== Recorded data

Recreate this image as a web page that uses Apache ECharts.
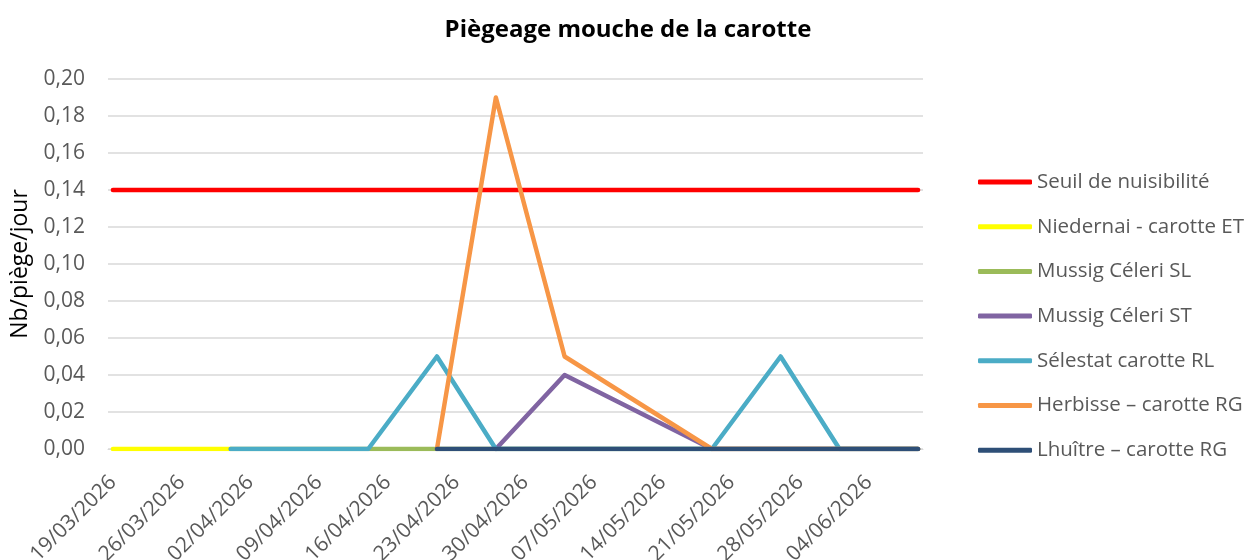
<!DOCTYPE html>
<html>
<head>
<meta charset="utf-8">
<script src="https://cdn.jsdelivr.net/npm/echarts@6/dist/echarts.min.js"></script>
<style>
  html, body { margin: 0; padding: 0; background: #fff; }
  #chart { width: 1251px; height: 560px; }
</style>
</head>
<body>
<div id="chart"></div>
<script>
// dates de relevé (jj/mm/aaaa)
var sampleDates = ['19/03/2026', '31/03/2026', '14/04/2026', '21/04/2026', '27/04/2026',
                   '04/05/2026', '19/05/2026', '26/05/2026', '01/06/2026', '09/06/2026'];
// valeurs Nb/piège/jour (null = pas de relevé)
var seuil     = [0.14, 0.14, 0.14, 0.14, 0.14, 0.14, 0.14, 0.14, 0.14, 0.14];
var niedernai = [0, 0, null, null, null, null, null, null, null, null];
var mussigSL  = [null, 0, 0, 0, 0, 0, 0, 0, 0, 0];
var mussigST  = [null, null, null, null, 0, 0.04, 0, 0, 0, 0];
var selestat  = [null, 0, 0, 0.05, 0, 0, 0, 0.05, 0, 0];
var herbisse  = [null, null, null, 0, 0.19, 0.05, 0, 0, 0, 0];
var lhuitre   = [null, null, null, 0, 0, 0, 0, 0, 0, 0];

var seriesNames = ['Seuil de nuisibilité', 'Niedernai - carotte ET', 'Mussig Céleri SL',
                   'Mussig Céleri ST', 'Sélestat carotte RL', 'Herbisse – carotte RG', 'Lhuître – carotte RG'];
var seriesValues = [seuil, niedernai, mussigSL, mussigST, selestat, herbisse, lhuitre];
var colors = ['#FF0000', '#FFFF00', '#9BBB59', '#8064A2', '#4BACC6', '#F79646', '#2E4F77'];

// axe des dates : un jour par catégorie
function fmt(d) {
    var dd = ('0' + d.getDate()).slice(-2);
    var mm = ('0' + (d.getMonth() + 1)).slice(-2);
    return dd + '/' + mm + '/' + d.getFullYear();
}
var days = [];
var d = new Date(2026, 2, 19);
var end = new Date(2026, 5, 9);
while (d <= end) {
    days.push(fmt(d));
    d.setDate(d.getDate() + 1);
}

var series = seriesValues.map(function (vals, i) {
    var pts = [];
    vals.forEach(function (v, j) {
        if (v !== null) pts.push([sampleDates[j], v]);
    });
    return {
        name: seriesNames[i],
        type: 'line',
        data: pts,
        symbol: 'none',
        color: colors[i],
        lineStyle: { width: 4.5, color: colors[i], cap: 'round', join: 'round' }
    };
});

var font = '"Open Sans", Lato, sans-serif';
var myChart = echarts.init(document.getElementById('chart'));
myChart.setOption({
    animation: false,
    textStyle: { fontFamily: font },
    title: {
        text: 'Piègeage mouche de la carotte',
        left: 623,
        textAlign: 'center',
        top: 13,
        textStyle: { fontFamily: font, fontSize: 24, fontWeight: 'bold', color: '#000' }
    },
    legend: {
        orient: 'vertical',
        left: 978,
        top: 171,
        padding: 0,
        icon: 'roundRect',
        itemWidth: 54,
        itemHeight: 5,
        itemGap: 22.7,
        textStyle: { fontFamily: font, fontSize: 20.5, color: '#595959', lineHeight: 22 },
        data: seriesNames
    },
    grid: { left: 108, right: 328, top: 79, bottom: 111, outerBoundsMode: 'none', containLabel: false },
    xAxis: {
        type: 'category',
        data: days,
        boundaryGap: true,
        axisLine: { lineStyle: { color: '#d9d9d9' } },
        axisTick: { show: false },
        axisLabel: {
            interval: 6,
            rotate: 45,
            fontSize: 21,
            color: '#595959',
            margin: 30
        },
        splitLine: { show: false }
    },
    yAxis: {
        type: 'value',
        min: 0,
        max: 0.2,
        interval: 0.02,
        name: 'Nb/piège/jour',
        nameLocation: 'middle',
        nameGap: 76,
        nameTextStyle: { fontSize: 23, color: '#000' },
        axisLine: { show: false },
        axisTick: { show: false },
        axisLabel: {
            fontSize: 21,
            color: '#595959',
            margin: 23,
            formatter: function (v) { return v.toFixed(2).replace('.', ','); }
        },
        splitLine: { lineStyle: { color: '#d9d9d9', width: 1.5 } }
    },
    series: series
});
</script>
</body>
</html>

====

Your task: From the first line of the listing above, repeat every line through the one holding "null, 0, 0, 0, 0, 0, 0, 0];". Both ends count, and pictures stay out.

Solution to the exercise:
Recreate this image as a web page that uses Apache ECharts.
<!DOCTYPE html>
<html>
<head>
<meta charset="utf-8">
<script src="https://cdn.jsdelivr.net/npm/echarts@6/dist/echarts.min.js"></script>
<style>
  html, body { margin: 0; padding: 0; background: #fff; }
  #chart { width: 1251px; height: 560px; }
</style>
</head>
<body>
<div id="chart"></div>
<script>
// dates de relevé (jj/mm/aaaa)
var sampleDates = ['19/03/2026', '31/03/2026', '14/04/2026', '21/04/2026', '27/04/2026',
                   '04/05/2026', '19/05/2026', '26/05/2026', '01/06/2026', '09/06/2026'];
// valeurs Nb/piège/jour (null = pas de relevé)
var seuil     = [0.14, 0.14, 0.14, 0.14, 0.14, 0.14, 0.14, 0.14, 0.14, 0.14];
var niedernai = [0, 0, null, null, null, null, null, null, null, null];
var mussigSL  = [null, 0, 0, 0, 0, 0, 0, 0, 0, 0];
var mussigST  = [null, null, null, null, 0, 0.04, 0, 0, 0, 0];
var selestat  = [null, 0, 0, 0.05, 0, 0, 0, 0.05, 0, 0];
var herbisse  = [null, null, null, 0, 0.19, 0.05, 0, 0, 0, 0];
var lhuitre   = [null, null, null, 0, 0, 0, 0, 0, 0, 0];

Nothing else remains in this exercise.